What is your role in the production of Baba Yaga?
I am the composer.
What does that mean in terms of your contribution to the show?
This means I have written all the music for the show. I have created a score to support and express the story of the Baba Yaga. This involves reading the play a lot, discussions with the director, time in rehearsals watching the actors, seeing the set and seeing how the story is developing both in terms of its content and its style. Then I go away to write the musical score. In this production, it has also involved research into East European folk music, and working with local schoolchildren and the Theatre Porto Youth group to help create singing which is then recorded and used as part of the show and writing the rhymes you will hear sung. The music is then tried out in rehearsals and shaped and edited to support the story and the director’s interpretation of it. Because I have a little studio at home, I have a ‘virtual orchestra” which means I am able to create the sound of an orchestra, in fact with digital technology, almost anything you imagine hearing can be created now. Sound has a profound effect on us and can quickly make us feel sad happy frightened and so forth, actors can play out that feeling, composers can create a sound world in which that can happen.

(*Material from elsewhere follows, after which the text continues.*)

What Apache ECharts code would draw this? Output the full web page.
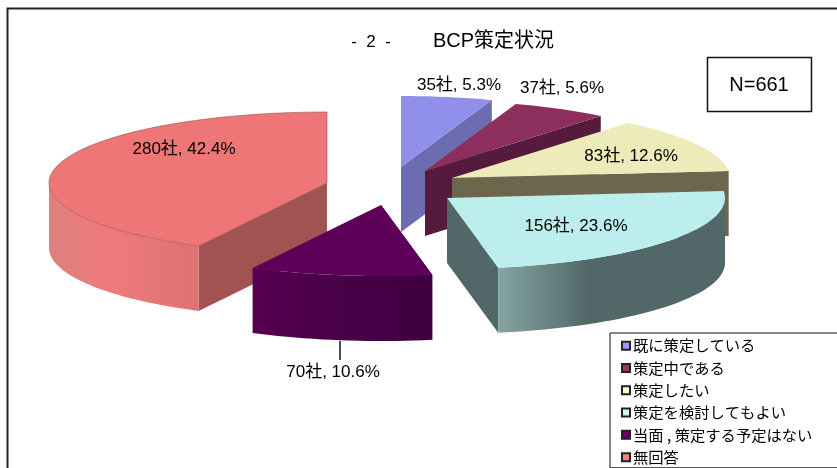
<!DOCTYPE html>
<html>
<head>
<meta charset="utf-8">
<style>
  html, body { margin: 0; padding: 0; background: #fff; }
  #bcp_pie_chart { width: 837px; height: 468px; }
</style>
<script src="https://cdn.jsdelivr.net/npm/echarts@6/dist/echarts.min.js"></script>
</head>
<body>
<div id="bcp_pie_chart"></div>
<script>
// 回答区分と社数
const categories = ['既に策定している', '策定中である', '策定したい', '策定を検討してもよい', '当面 , 策定する予定はない', '無回答'];
const companies = [35, 37, 83, 156, 70, 280];
const percents = ['5.3%', '5.6%', '12.6%', '23.6%', '10.6%', '42.4%'];

// 凡例の色、天面、側面の色
const legendColors = ['#9999ff', '#993366', '#ffffcc', '#ccffff', '#660066', '#ff8080'];
const topColors = ['#9090ea', '#8c2f5c', '#ecebb9', '#bbeeec', '#5e0059', '#ee7676'];
const radialColors = ['#6b6db0', '#561a3c', '#6b664c', '#526768', '#4a0047', '#a35252'];
const wallColors = [null, null, null, ['#84a4a2', '#526768', '#526768'], ['#560050', '#4a0048', '#3e0040'], ['#dd8080', '#ef7a7a', '#df7272']];

// 3D風の形状（切り離した各扇の中心）
const centers = [[401, 167], [425, 171], [452, 178], [447, 198], [381, 205], [327, 183]];
const labelPos = [[459, 85], [562, 88], [631, 156], [576, 226], [333, 372], [184, 149]];
const rx = 278;
const ry = 71;
const depth = 65;
const total = companies.reduce((a, b) => a + b, 0);

function rim(c, deg, drop) {
  const t = deg * Math.PI / 180;
  return [c[0] + rx * Math.sin(t), c[1] - ry * Math.cos(t) + drop];
}

function arcPoints(c, from, to, drop) {
  const pts = [];
  const n = Math.max(2, Math.ceil((to - from) / 2));
  for (let i = 0; i <= n; i++) {
    pts.push(rim(c, from + (to - from) * i / n, drop));
  }
  return pts;
}

function renderSlice(idx) {
  return function () {
    const start = companies.slice(0, idx).reduce((a, b) => a + b, 0) / total * 360;
    const end = start + companies[idx] / total * 360;
    const c = centers[idx];
    const children = [];
    const lo = [c[0], c[1] + depth];

    // 切り口（手前を向くものだけ見える）
    if (end < 180) {
      children.push({
        type: 'polygon',
        shape: { points: [c, rim(c, end, 0), rim(c, end, depth), lo] },
        style: { fill: radialColors[idx] }
      });
    }
    if (start > 90) {
      children.push({
        type: 'polygon',
        shape: { points: [c, rim(c, start, 0), rim(c, start, depth), lo] },
        style: { fill: radialColors[idx] }
      });
    }

    // 外周の壁（手前側のみ）
    const wallFrom = Math.max(start, 90);
    const wallTo = Math.min(end, 270);
    if (wallTo > wallFrom) {
      const upper = arcPoints(c, wallFrom, wallTo, 0);
      const lower = arcPoints(c, wallFrom, wallTo, depth).reverse();
      const stops = wallColors[idx];
      const xs = upper.map(p => p[0]);
      const x0 = Math.min.apply(null, xs);
      const x1 = Math.max.apply(null, xs);
      children.push({
        type: 'polygon',
        shape: { points: upper.concat(lower) },
        style: {
          fill: new echarts.graphic.LinearGradient(x0, 0, x1, 0, stops.map((color, i) => ({
            offset: i === 0 ? 0 : (i === 1 ? 0.4 : 1),
            color: color
          })), true)
        }
      });
    }

    // 天面
    const top = arcPoints(c, start, end, 0);
    top.unshift(c);
    children.push({
      type: 'polygon',
      shape: { points: top },
      style: { fill: topColors[idx], stroke: idx === 5 ? '#9a4c4c' : 'none', lineWidth: idx === 5 ? 0.6 : 0 }
    });

    // データラベル
    children.push({
      type: 'text',
      z2: 10,
      style: {
        text: companies[idx] + '社, ' + percents[idx],
        x: labelPos[idx][0],
        y: labelPos[idx][1],
        align: 'center',
        verticalAlign: 'middle',
        fill: '#000',
        font: '17px "Liberation Sans", "Noto Sans CJK JP"'
      }
    });
    return { type: 'group', children: children };
  };
}

const pie_chart = echarts.init(document.getElementById('bcp_pie_chart'));

// 描画順: 奥から手前へ
const drawOrder = [5, 0, 1, 2, 3, 4];

const option = {
  backgroundColor: '#fff',
  animation: false,
  title: {
    text: 'BCP策定状況',
    left: 433,
    top: 31,
    padding: 0,
    textStyle: {
      color: '#000',
      fontWeight: 'normal',
      fontSize: 20,
      fontFamily: '"Liberation Sans", "Noto Sans CJK JP"'
    }
  },
  legend: {
    data: categories,
    orient: 'vertical',
    left: 610,
    top: 333,
    padding: [5, 30, 3, 11],
    itemGap: 7,
    itemWidth: 8,
    itemHeight: 8,
    icon: 'rect',
    selectedMode: false,
    backgroundColor: '#fff',
    borderColor: '#111',
    borderWidth: 1,
    textStyle: {
      color: '#000',
      fontSize: 15.3,
      padding: [0, 0, 0, -2],
      fontFamily: '"Noto Sans CJK JP", "Liberation Sans"'
    }
  },
  graphic: [
    { type: 'rect', shape: { x: 7.5, y: 8.5, width: 840, height: 470 }, style: { fill: 'none', stroke: '#222', lineWidth: 2 }, silent: true },
    { type: 'text', style: { text: '-  2  -', x: 371, y: 42, align: 'center', verticalAlign: 'middle', fill: '#000', font: '17px "Liberation Sans"' } },
    { type: 'rect', shape: { x: 707.5, y: 57.5, width: 104, height: 54 }, style: { fill: '#fff', stroke: '#111', lineWidth: 1.5 } },
    { type: 'text', style: { text: 'N=661', x: 759, y: 85, align: 'center', verticalAlign: 'middle', fill: '#000', font: '20px "Liberation Sans"' } },
    { type: 'line', shape: { x1: 340, y1: 341, x2: 340, y2: 360 }, style: { stroke: '#111', lineWidth: 1.5 } }
  ],
  series: drawOrder.map(idx => ({
    type: 'custom',
    name: categories[idx],
    coordinateSystem: 'none',
    itemStyle: { color: legendColors[idx], borderColor: '#222', borderWidth: 1 },
    data: [companies[idx]],
    renderItem: renderSlice(idx)
  }))
};

pie_chart.setOption(option);
</script>
</body>
</html>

Ultimately, the job of a composer is to help tell the story and write music that connects with the audience so as to help create a full emotional experience for them.
What is your favourite part of the show?
Difficult to say, so many moments, but I would say the scene late at night when the girl cannot sleep and secretly watches the Baba Yaga. This is my favourite part because it is dark and emotional and sheds a different light on the Baba Yaga and makes us see how the Baba Yaga is a complex creature with more than one side to her. It also has a very mysterious quality to it.
What do you hope audiences will experience when they come to see the show?
I hope they will experience a rich dark fairy tale that has been around for centuries in Eastern Europe and Russia – and be immersed in its mystery and magic – and when they see this production, they will become fully engaged with it in every way and have a heightened experience in the world of the Baba Yaga.
Why do you think this is an important story for children and families now?
I think fairy tales will always be important, they have been with us for centuries. The stories are fantastical and mysterious, filled with strange creatures that inhabit other worlds and have magical spells. They are essentially warning tales.
This story matters because it is a universal tale, where the characters ignore the warning as the beginning (which they must do otherwise there would be no story!) and there are potentially dire consequences. This story is also important because it tells us not to rush into situations that are potentially precarious and also…. that people are not always what they seem. (!)